The International Monetary Fund (IMF) has this unenviable image of being a stern-faced banker of last resort which would push countries in economic distress seeking help to implement harsh economic reforms as a conditionality. It is its sister organisation, the World Bank, which is seen as the soft one, giving low-interest loans to countries to implement projects in infrastructure, health, and education. It is for this reason that the decision of the executive board of the IMF to earmark US$650 billion to help economically vulnerable countries to cope with the crisis arising out of the Covid-19 pandemic. This is the first time that the IMF has responded to a humanitarian crisis. Of course, the hard-nosed realists at the IMF are acutely aware that the pandemic is crippling the world economy, both rich and poor countries. This has been possible because of the change in the stance of the United States, the largest stakeholder in the financial institution, of the need to respond to the Covid-19 crisis through much needed financial assistance.

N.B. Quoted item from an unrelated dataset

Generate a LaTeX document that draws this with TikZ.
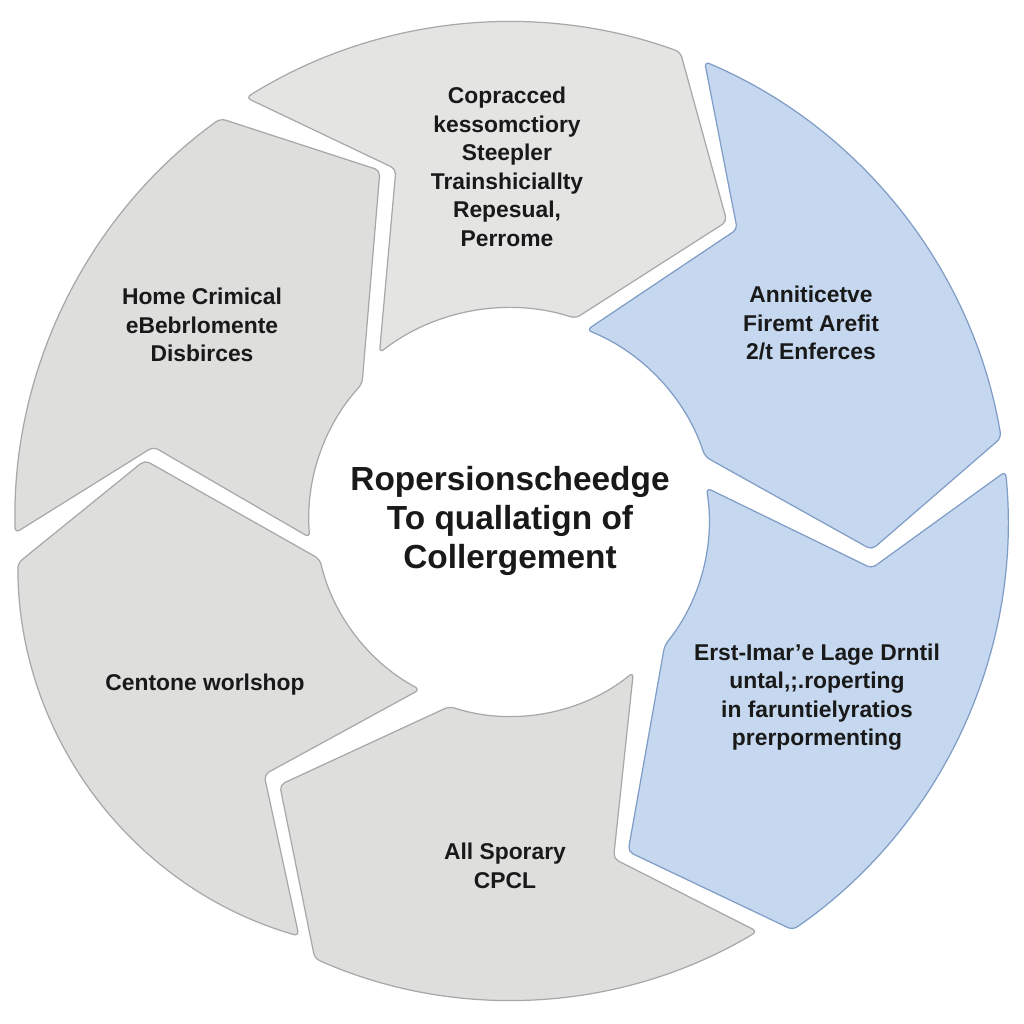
\documentclass[tikz,border=0pt]{standalone}
\usepackage{fontspec}
\setmainfont{Liberation Sans}
\definecolor{segGray}{HTML}{DEDEDD}
\definecolor{segGrayLight}{HTML}{E4E5E3}
\definecolor{segGrayLine}{HTML}{A8A8A8}
\definecolor{segBlue}{HTML}{C6D8EF}
\definecolor{segBlueLine}{HTML}{7F9DC6}
\begin{document}
\begin{tikzpicture}[x=0.2mm,y=0.2mm,
  grayseg/.style={draw=segGrayLine,fill=segGray,line width=0.7pt,rounded corners=3pt},
  blueseg/.style={draw=segBlueLine,fill=segBlue,line width=0.7pt,rounded corners=3pt},
  lbl/.style={font=\bfseries\fontsize{13}{16.2}\selectfont,align=center,text=black!90},
  hub/.style={font=\bfseries\fontsize{19}{22.1}\selectfont,align=center,text=black!90}]
\useasboundingbox (0,0) rectangle (1024,1024);
\fill[white] (0,0) rectangle (1024,1024);
\def\R{498};
\def\r{205};
\begin{scope}[shift={(510,504)}]
\filldraw[grayseg,fill=segGrayLight] (122:\R) arc[start angle=122,end angle=70,radius=\R] -- (54:369) -- (72:212) arc[start angle=72,end angle=128,radius=212] -- (108:369) -- cycle;
\filldraw[blueseg] (67:\R) arc[start angle=67,end angle=9.5,radius=\R] -- (-4.7:363) -- (18:\r) arc[start angle=18,end angle=68,radius=\r] -- (52:369) -- cycle;
\filldraw[blueseg] (5.6:\R) arc[start angle=5.6,end angle=-55.4,radius=\R] -- (-70.4:352) -- (-39:199) arc[start angle=-39,end angle=9.3,radius=199] -- (-7.6:365) -- cycle;
\filldraw[grayseg] (229:351) -- (252:196) arc[start angle=252,end angle=309,radius=196] -- (287:354) -- (301:480) arc[start angle=301,end angle=246,radius=480] -- cycle;
\filldraw[grayseg] (170.7:370) -- (185:494) arc[start angle=180,end angle=254,radius=388] -- (226:354) -- (242:192) arc[start angle=242,end angle=193,radius=198] -- cycle;
\filldraw[grayseg] (125.8:495) arc[start angle=125.8,end angle=181.5,radius=495] -- (168.4:364) -- (185:201) arc[start angle=185,end angle=137.4,radius=201] -- (110.4:373) -- cycle;
\end{scope}
\node[hub] (hub) at (510,503) {Ropersionscheedge\\To quallatign of\\Collergement};
\node[lbl] (topseg) at (507,857) {Copracced\\kessomctiory\\Steepler\\Trainshiciallty\\Repesual,\\Perrome};
\node[lbl] (upright) at (811,701) {Anniticetve\\Firemt Arefit\\2/t Enferces};
\node[lbl] (lowright) at (817,327) {Erst-Imar'e Lage Drntil\\untal,;.roperting\\in faruntielyratios\\prerpormenting};
\node[lbl] (bottom) at (505,158) {All Sporary\\CPCL};
\node[lbl] (lowleft) at (205,339) {Centone worlshop};
\node[lbl] (upleft) at (202,699) {Home Crimical\\eBebrlomente\\Disbirces};
\end{tikzpicture}
\end{document}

Most of the poor countries in the world do not have access to the vaccination drive rolled out in the rich and middle-income countries. Most of the Covid-19 vaccines have emerged from the United States, the United Kingdom, China, Russia and India, and the poor countries remain outside of the vaccine ambit. The IMF expanding the Special Drawing Rights (SDRs) of the 190 member countries will be to access the expanded financial resource created by the IMF. Many of the Republicans in the US Senate had argued that the US’s gesture would help adversaries like Russia, China, and Iran. But they have been overruled. IMF Managing Director Krystalina Georgieva has described the IMF’s decision as a “shot in the arm of the world”. It has been pointed out that the IMF had made a provision of US$250 billion at the time of the global financial crisis of 2009, and the present provision in response to the pandemic is the largest ever provided by the IMF.
The IMF’s gesture would remain ambiguous unless it allows the poor countries to borrow at concessional interest rates and at zero interest rates if possible, for them to deal with the health emergency internally and to access the vaccine supplies available in the global markets. The World Health Organisation (WHO) does play the generous intermediary in ensuring vaccine supplies, but this needs to be bolstered by easier interest rates for the poor countries borrowing from the IMF.
The US$650 billion provision is not meant as a humanitarian aid. It is to help vulnerable countries to come out of the economic crisis created by Covid-19. It is not as yet clear whether the global economic activities can go back to the pre-Covid-19 ways, or whether there is need to evolve Covid-19 compliant ways of doing business across international borders. If it is the latter, then every country, rich and poor, big and small, will have to evolve an appropriate strategy of its own to deal with the new challenge. And that the IMF’s help-yourself fund should be used by countries to adjust to the new economic reality. It will be necessary for the IMF and its domineering shareholders to refrain from prescribing to the borrower-countries as to what they should be doing to deal with the new situation. The response of the US and Canada, or the European Union countries, may not be a right solution to other countries in West and Central Asia or in Latin America. The world has not yet fully emerged from the 2009 global financial crisis. It might take even longer for many countries to come out of the economic crisis created by Covid-19.